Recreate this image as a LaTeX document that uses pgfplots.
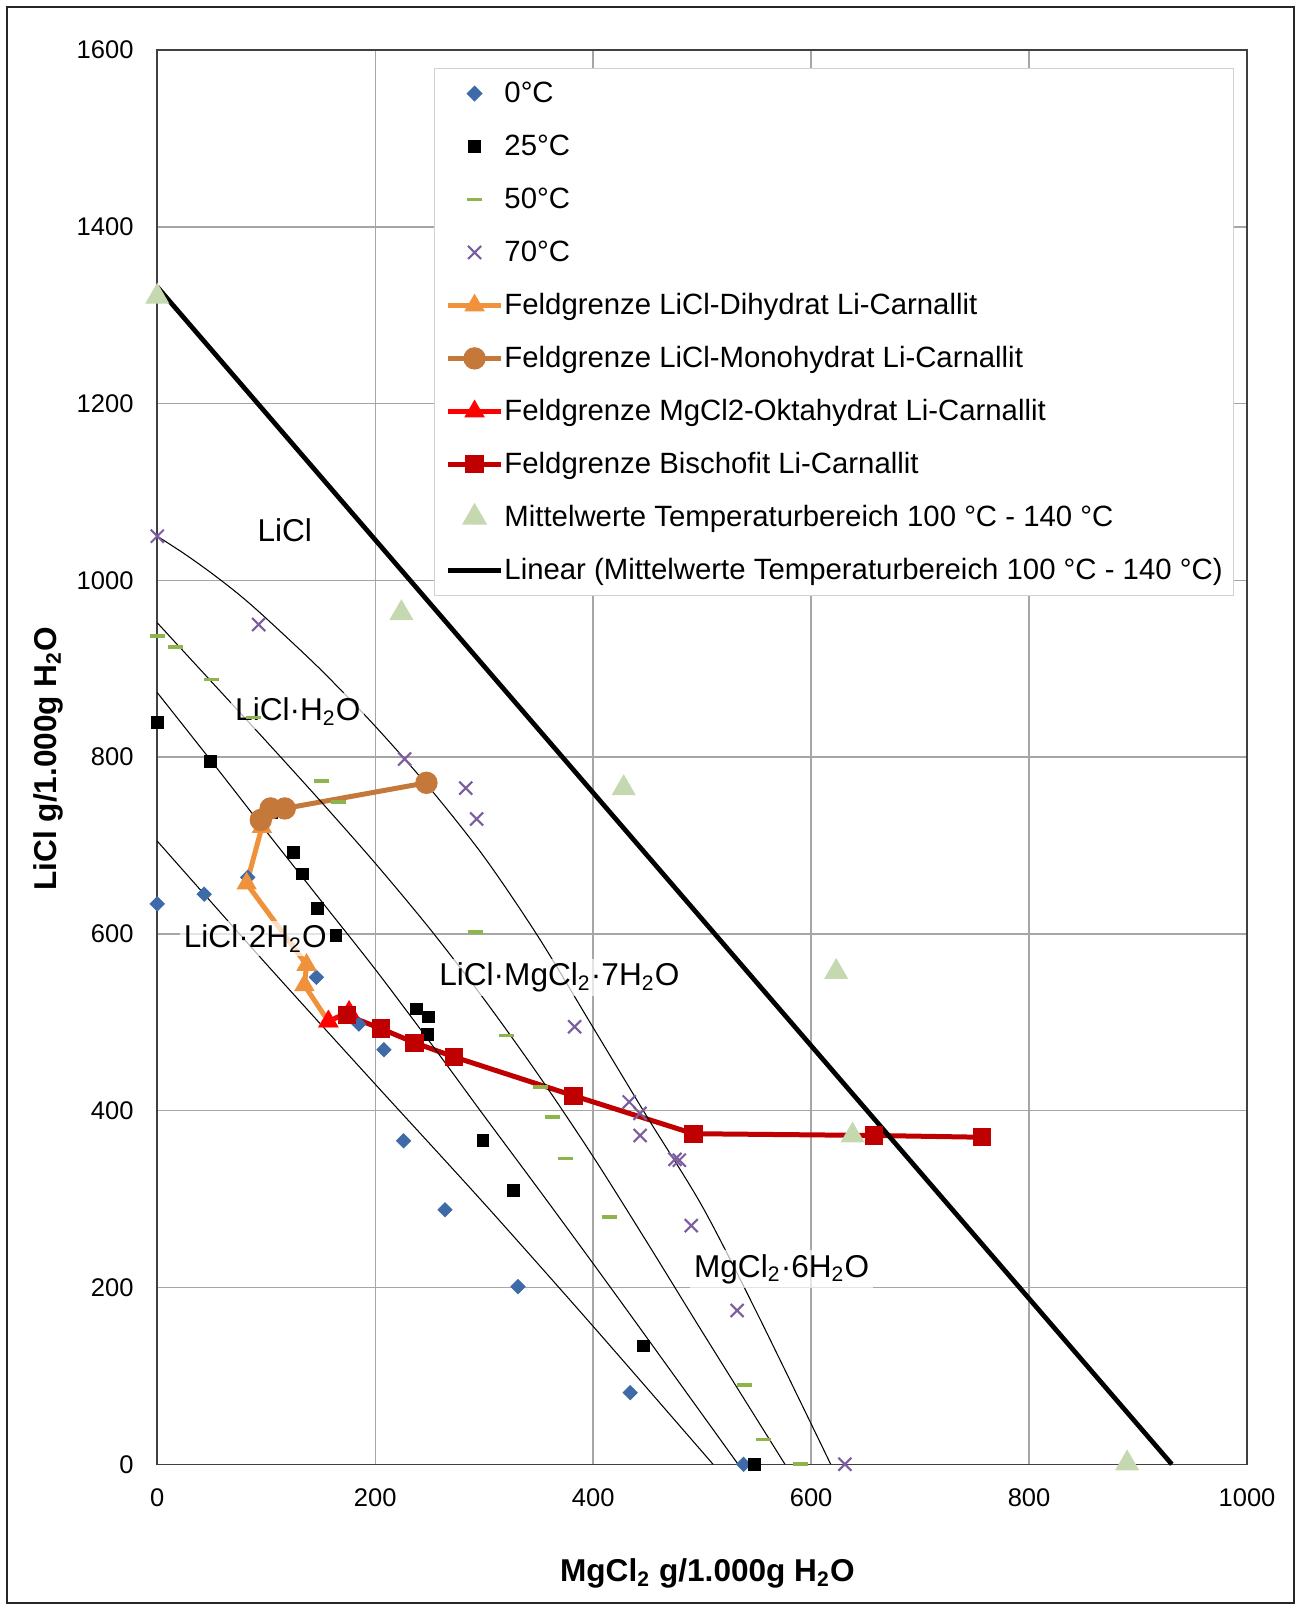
\documentclass[border=0pt]{standalone}
\usepackage{fontspec}
\setmainfont{Liberation Sans}
\usepackage{pgfplots}
\pgfplotsset{compat=1.18}

\definecolor{c0}{HTML}{3E6AA7}
\definecolor{c50}{HTML}{8DB54B}
\definecolor{c70}{HTML}{7B5C9E}
\definecolor{cdi}{HTML}{F0913C}
\definecolor{cmono}{HTML}{C4783A}
\definecolor{cokta}{HTML}{FF0000}
\definecolor{cbis}{HTML}{C00000}
\definecolor{cmit}{HTML}{C5D8B0}
\definecolor{cgrid}{HTML}{A6A6A6}

\begin{document}
\begin{tikzpicture}
\useasboundingbox (-59.77pt,-54.23pt) rectangle (434.6pt,556.43pt);
\draw[line width=0.7pt, black!85] (-57.1pt,-52.7pt) rectangle (432.1pt,553.9pt);
\begin{axis}[
  at={(0pt,0pt)}, anchor=south west, scale only axis,
  width=414.1pt, height=537.4pt,
  xmin=0, xmax=1000, ymin=0, ymax=1600,
  clip=false,
  xtick={0,200,...,1000}, ytick={0,200,...,1600},
  grid=major, major grid style={cgrid, line width=0.55pt},
  major tick length=0pt,
  axis line style={black!75, line width=0.6pt},
  tick label style={font=\fontsize{9.7}{11}\selectfont},
  /pgf/number format/assume math mode=true,
  /pgf/number format/1000 sep={},
  xticklabel style={yshift=-5.65pt},
  yticklabel style={xshift=-5.5pt},
  xlabel={MgCl\textsubscript{2} g/1.000g H\textsubscript{2}O},
  ylabel={LiCl g/1.000g H\textsubscript{2}O},
  xlabel style={at={(axis description cs:0.5048,-0.0770)}, anchor=center, font=\fontsize{12}{14}\selectfont\bfseries},
  ylabel style={at={(axis description cs:-0.1002,0.499)}, anchor=center, font=\fontsize{12}{14}\selectfont\bfseries},
  legend style={
    at={(axis description cs:0.2536,0.9875)}, anchor=north west,
    draw=black!18, line width=0.6pt, fill=white,
    font=\fontsize{11.15}{13}\selectfont,
    inner xsep=4.2pt, inner ysep=3pt,
    row sep=7.13pt,
    nodes={inner sep=0pt, text height=10pt, text depth=3pt},
    /tikz/every odd column/.append style={column sep=0.3pt},
  },
  legend cell align=left,
  legend image code/.code={\draw[mark repeat=2,mark phase=2,#1] plot coordinates {(0pt,0pt) (10.1pt,0pt) (20.2pt,0pt)};},
]

% 0 C
\addplot[only marks, mark=square*, mark size=1.87pt, mark options={rotate=45, draw=c0, fill=c0}] coordinates {
 (0,634) (43,645) (83,664) (146,551) (185,498) (208,469) (226,366) (264,288) (331,201) (434,81) (538,0)
};
\addlegendentry{0°C}
% 25 C
\addplot[only marks, mark=square*, mark size=2.2pt, mark options={draw=black, fill=black}] coordinates {
 (0,839) (49,795) (105,743) (105,737) (125,692) (133,668) (147,629) (164,598) (238,515) (249,506) (248,486) (299,366) (327,310) (446,134) (548,0)
};
\addlegendentry{25°C}
% 50 C
\addplot[only marks, mark=-, mark size=2.85pt, mark options={draw=c50, line width=1.4pt}] coordinates {
 (0,937) (17,925) (50,888) (88,845) (151,773) (166,749) (292,602) (320,485) (352,427) (363,393) (375,346) (415,280) (539,90) (556,28) (590,0)
};
\addlegendentry{50°C}
% 70 C
\addplot[only marks, mark=x, mark size=3.5pt, mark options={draw=c70, line width=0.8pt}] coordinates {
 (0,1050) (93,950) (227,798) (246,771) (283,765) (293,730) (383,495) (433,410) (443,397) (443,372) (475,345) (479,344) (492,373) (490,270) (532,174) (631,0)
};
\addlegendentry{70°C}
% Dihydrat
\addplot[cdi, line width=1.9pt, mark=triangle*, mark size=4pt, mark options={fill=cdi, line width=0.5pt}] coordinates {
 (96,721) (82,657) (137,565) (135,542) (157,501)
};
\addlegendentry{Feldgrenze LiCl-Dihydrat Li-Carnallit}
% Monohydrat
\addplot[cmono, line width=1.9pt, mark=*, mark size=4pt, mark options={fill=cmono, line width=0.5pt}] coordinates {
 (247,771) (117,742) (104,742) (95,729)
};
\addlegendentry{Feldgrenze LiCl-Monohydrat Li-Carnallit}
% Oktahydrat
\addplot[cokta, line width=1.9pt, mark=triangle*, mark size=4pt, mark options={fill=cokta, line width=0.5pt}] coordinates {
 (157,501) (176,512)
};
\addlegendentry{Feldgrenze MgCl2-Oktahydrat Li-Carnallit}
% Bischofit
\addplot[cbis, line width=1.9pt, mark=square*, mark size=3.2pt, mark options={fill=cbis, line width=0.5pt}] coordinates {
 (174,508) (205,493) (236,477) (272,461) (382,417) (492,374) (658,372) (757,370)
};
\addlegendentry{Feldgrenze Bischofit Li-Carnallit}
% Mittelwerte
\addplot[only marks, mark=triangle*, mark size=4.9pt, mark options={draw=cmit, fill=cmit}] coordinates {
 (0,1321) (224,963) (428,765) (623,557) (638,372) (890,1)
};
\addlegendentry{Mittelwerte Temperaturbereich 100 °C - 140 °C}
% Linear trend
\addplot[black, line width=1.8pt] coordinates {(0,1332) (931,0)};
\addlegendentry{Linear (Mittelwerte Temperaturbereich 100 °C - 140 °C)}

% isotherm curves
\addplot[forget plot, black, line width=0.4pt, smooth] coordinates {
 (0,705) (100,566) (200,430) (300,295) (400,156) (510,0)
};
\addplot[forget plot, black, line width=0.4pt, smooth] coordinates {
 (0,873) (50,795) (100,716) (150,638) (200,560) (250,478) (300,394) (350,311) (400,227) (450,142) (533,0)
};
\addplot[forget plot, black, line width=0.4pt, smooth] coordinates {
 (0,952) (50,885) (100,818) (150,750) (200,680) (250,606) (300,526) (350,440) (400,348) (450,250) (500,150) (576,0)
};
\addplot[forget plot, black, line width=0.4pt, smooth] coordinates {
 (0,1050) (25,1030) (50,1008) (75,984) (100,957) (150,899) (200,835) (250,765) (300,687) (350,596) (400,494) (450,392) (500,292) (550,172) (618,0)
};

% region labels
\node[font=\fontsize{12}{14}\selectfont] at (axis cs:117,1057) {LiCl};
\node[font=\fontsize{12}{14}\selectfont, fill=white, fill opacity=0.7, text opacity=1, inner sep=1.5pt] at (axis cs:129,852) {LiCl·H\textsubscript{2}O};
\node[font=\fontsize{12}{14}\selectfont, fill=white, fill opacity=0.7, text opacity=1, inner sep=1.5pt] at (axis cs:90,595) {LiCl·2H\textsubscript{2}O};
\node[font=\fontsize{12}{14}\selectfont, fill=white, fill opacity=0.7, text opacity=1, inner sep=1.5pt] at (axis cs:369,551) {LiCl·MgCl\textsubscript{2}·7H\textsubscript{2}O};
\node[font=\fontsize{12}{14}\selectfont, fill=white, fill opacity=0.7, text opacity=1, inner sep=1.5pt] at (axis cs:573,221) {MgCl\textsubscript{2}·6H\textsubscript{2}O};
\end{axis}
\end{tikzpicture}
\end{document}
◆ ◆ ◆ ◆ ◆
> [Exercise]: Reproduce the data verbatim. Do not carry any picture into the copy.

> [In response]:
Recreate this image as a LaTeX document that uses pgfplots.
\documentclass[border=0pt]{standalone}
\usepackage{fontspec}
\setmainfont{Liberation Sans}
\usepackage{pgfplots}
\pgfplotsset{compat=1.18}

\definecolor{c0}{HTML}{3E6AA7}
\definecolor{c50}{HTML}{8DB54B}
\definecolor{c70}{HTML}{7B5C9E}
\definecolor{cdi}{HTML}{F0913C}
\definecolor{cmono}{HTML}{C4783A}
\definecolor{cokta}{HTML}{FF0000}
\definecolor{cbis}{HTML}{C00000}
\definecolor{cmit}{HTML}{C5D8B0}
\definecolor{cgrid}{HTML}{A6A6A6}

\begin{document}
\begin{tikzpicture}
\useasboundingbox (-59.77pt,-54.23pt) rectangle (434.6pt,556.43pt);
\draw[line width=0.7pt, black!85] (-57.1pt,-52.7pt) rectangle (432.1pt,553.9pt);
\begin{axis}[
  at={(0pt,0pt)}, anchor=south west, scale only axis,
  width=414.1pt, height=537.4pt,
  xmin=0, xmax=1000, ymin=0, ymax=1600,
  clip=false,
  xtick={0,200,...,1000}, ytick={0,200,...,1600},
  grid=major, major grid style={cgrid, line width=0.55pt},
  major tick length=0pt,
  axis line style={black!75, line width=0.6pt},
  tick label style={font=\fontsize{9.7}{11}\selectfont},
  /pgf/number format/assume math mode=true,
  /pgf/number format/1000 sep={},
  xticklabel style={yshift=-5.65pt},
  yticklabel style={xshift=-5.5pt},
  xlabel={MgCl\textsubscript{2} g/1.000g H\textsubscript{2}O},
  ylabel={LiCl g/1.000g H\textsubscript{2}O},
  xlabel style={at={(axis description cs:0.5048,-0.0770)}, anchor=center, font=\fontsize{12}{14}\selectfont\bfseries},
  ylabel style={at={(axis description cs:-0.1002,0.499)}, anchor=center, font=\fontsize{12}{14}\selectfont\bfseries},
  legend style={
    at={(axis description cs:0.2536,0.9875)}, anchor=north west,
    draw=black!18, line width=0.6pt, fill=white,
    font=\fontsize{11.15}{13}\selectfont,
    inner xsep=4.2pt, inner ysep=3pt,
    row sep=7.13pt,
    nodes={inner sep=0pt, text height=10pt, text depth=3pt},
    /tikz/every odd column/.append style={column sep=0.3pt},
  },
  legend cell align=left,
  legend image code/.code={\draw[mark repeat=2,mark phase=2,#1] plot coordinates {(0pt,0pt) (10.1pt,0pt) (20.2pt,0pt)};},
]

% 0 C
\addplot[only marks, mark=square*, mark size=1.87pt, mark options={rotate=45, draw=c0, fill=c0}] coordinates {
 (0,634) (43,645) (83,664) (146,551) (185,498) (208,469) (226,366) (264,288) (331,201) (434,81) (538,0)
};
\addlegendentry{0°C}
% 25 C
\addplot[only marks, mark=square*, mark size=2.2pt, mark options={draw=black, fill=black}] coordinates {
 (0,839) (49,795) (105,743) (105,737) (125,692) (133,668) (147,629) (164,598) (238,515) (249,506) (248,486) (299,366) (327,310) (446,134) (548,0)
};
\addlegendentry{25°C}
% 50 C
\addplot[only marks, mark=-, mark size=2.85pt, mark options={draw=c50, line width=1.4pt}] coordinates {
 (0,937) (17,925) (50,888) (88,845) (151,773) (166,749) (292,602) (320,485) (352,427) (363,393) (375,346) (415,280) (539,90) (556,28) (590,0)
};
\addlegendentry{50°C}
% 70 C
\addplot[only marks, mark=x, mark size=3.5pt, mark options={draw=c70, line width=0.8pt}] coordinates {
 (0,1050) (93,950) (227,798) (246,771) (283,765) (293,730) (383,495) (433,410) (443,397) (443,372) (475,345) (479,344) (492,373) (490,270) (532,174) (631,0)
};
\addlegendentry{70°C}
% Dihydrat
\addplot[cdi, line width=1.9pt, mark=triangle*, mark size=4pt, mark options={fill=cdi, line width=0.5pt}] coordinates {
 (96,721) (82,657) (137,565) (135,542) (157,501)
};
\addlegendentry{Feldgrenze LiCl-Dihydrat Li-Carnallit}
% Monohydrat
\addplot[cmono, line width=1.9pt, mark=*, mark size=4pt, mark options={fill=cmono, line width=0.5pt}] coordinates {
 (247,771) (117,742) (104,742) (95,729)
};
\addlegendentry{Feldgrenze LiCl-Monohydrat Li-Carnallit}
% Oktahydrat
\addplot[cokta, line width=1.9pt, mark=triangle*, mark size=4pt, mark options={fill=cokta, line width=0.5pt}] coordinates {
 (157,501) (176,512)
};
\addlegendentry{Feldgrenze MgCl2-Oktahydrat Li-Carnallit}
% Bischofit
\addplot[cbis, line width=1.9pt, mark=square*, mark size=3.2pt, mark options={fill=cbis, line width=0.5pt}] coordinates {
 (174,508) (205,493) (236,477) (272,461) (382,417) (492,374) (658,372) (757,370)
};
\addlegendentry{Feldgrenze Bischofit Li-Carnallit}
% Mittelwerte
\addplot[only marks, mark=triangle*, mark size=4.9pt, mark options={draw=cmit, fill=cmit}] coordinates {
 (0,1321) (224,963) (428,765) (623,557) (638,372) (890,1)
};
\addlegendentry{Mittelwerte Temperaturbereich 100 °C - 140 °C}
% Linear trend
\addplot[black, line width=1.8pt] coordinates {(0,1332) (931,0)};
\addlegendentry{Linear (Mittelwerte Temperaturbereich 100 °C - 140 °C)}

% isotherm curves
\addplot[forget plot, black, line width=0.4pt, smooth] coordinates {
 (0,705) (100,566) (200,430) (300,295) (400,156) (510,0)
};
\addplot[forget plot, black, line width=0.4pt, smooth] coordinates {
 (0,873) (50,795) (100,716) (150,638) (200,560) (250,478) (300,394) (350,311) (400,227) (450,142) (533,0)
};
\addplot[forget plot, black, line width=0.4pt, smooth] coordinates {
 (0,952) (50,885) (100,818) (150,750) (200,680) (250,606) (300,526) (350,440) (400,348) (450,250) (500,150) (576,0)
};
\addplot[forget plot, black, line width=0.4pt, smooth] coordinates {
 (0,1050) (25,1030) (50,1008) (75,984) (100,957) (150,899) (200,835) (250,765) (300,687) (350,596) (400,494) (450,392) (500,292) (550,172) (618,0)
};

% region labels
\node[font=\fontsize{12}{14}\selectfont] at (axis cs:117,1057) {LiCl};
\node[font=\fontsize{12}{14}\selectfont, fill=white, fill opacity=0.7, text opacity=1, inner sep=1.5pt] at (axis cs:129,852) {LiCl·H\textsubscript{2}O};
\node[font=\fontsize{12}{14}\selectfont, fill=white, fill opacity=0.7, text opacity=1, inner sep=1.5pt] at (axis cs:90,595) {LiCl·2H\textsubscript{2}O};
\node[font=\fontsize{12}{14}\selectfont, fill=white, fill opacity=0.7, text opacity=1, inner sep=1.5pt] at (axis cs:369,551) {LiCl·MgCl\textsubscript{2}·7H\textsubscript{2}O};
\node[font=\fontsize{12}{14}\selectfont, fill=white, fill opacity=0.7, text opacity=1, inner sep=1.5pt] at (axis cs:573,221) {MgCl\textsubscript{2}·6H\textsubscript{2}O};
\end{axis}
\end{tikzpicture}
\end{document}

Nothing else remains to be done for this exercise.